Liputan6.com, Jakarta Kementerian Kesehatan Republik Indonesia mewaspadai kehadiran varian baru termasuk varian B.1.1.529.
"Kita monitor terus perkembangannya ya," kata Direktur Pencegahan dan Pengendalian Pennyakit Menular Kementerian Kesehatan RI, Siti Nadia Tarmizi lewat pesan singkat ke Health-Liputan6.com.
Baca Juga
Pada Jumat, 26 November 2021, WHO sudah menggolongkan B.1.1.529 sebagai variant of concern alias kategori kewaspadaan tertinggi.
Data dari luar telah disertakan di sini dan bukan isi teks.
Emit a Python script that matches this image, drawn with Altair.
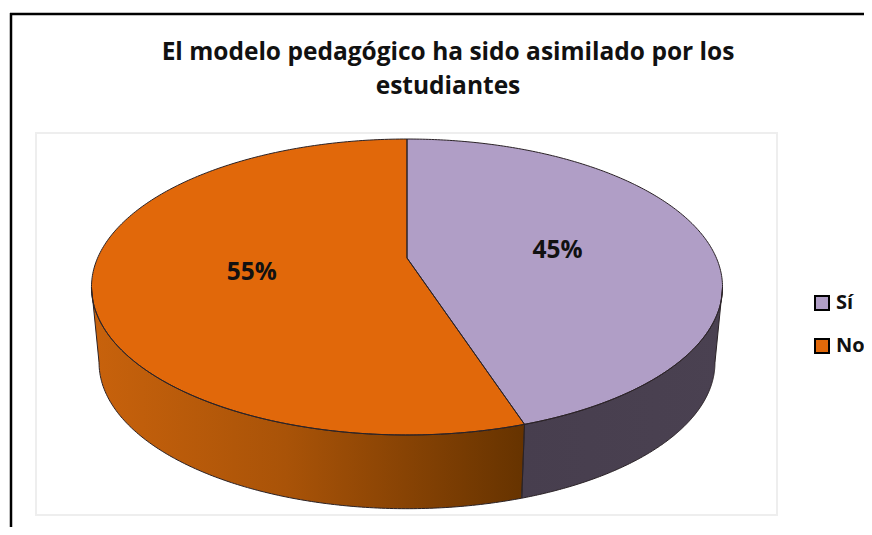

Hal ini mengingat varian tersebut memiliki banyak mutasi serta beberapa mutasi mengkhawatirkan.
Advertisement
Beberapa negara juga sudah memberlakukan pengetatan pintu masuk dan keluar dari negara-negara yang sudah teridentifikasi varian yang oleh WHO diberi nama Omicron itu.
Inggris, Uni Eropa, Singupura, Jepang, Malaysia, Filipina, Amerika Serikat dan Kanada sudah membuat aturan pengetatan dalam berbagai bentuk sebagai antisipasi masuknya varian B.1.1.529.
Sementara itu Indonesia belum membuat aturan pengetatan tambahan guna mencegah varian tersebut masuk. Aturan di pintu masuk Indonesia masih berdasarkan Surat Edaran Satgas COVID-19.
"Belum. Masih ikut ketentuan Surat Edaran Satgas COVID-19," kata Nadia.
Saran Eks Pejabat WHO
Mantan Direktur WHO Asia Tenggara, Profesor Tjandra Yoga Aditama menyarankan 7 langkah yang dapat dilakukan Indonesia mengantisipasi masuknya varian tersebut. Yakni:
- Menata ulang aturan masuknya pengunjung dari negara terjangkit. Hal ini dapat dilakukan dengan secara rinci mengecek riwayat perjalanan.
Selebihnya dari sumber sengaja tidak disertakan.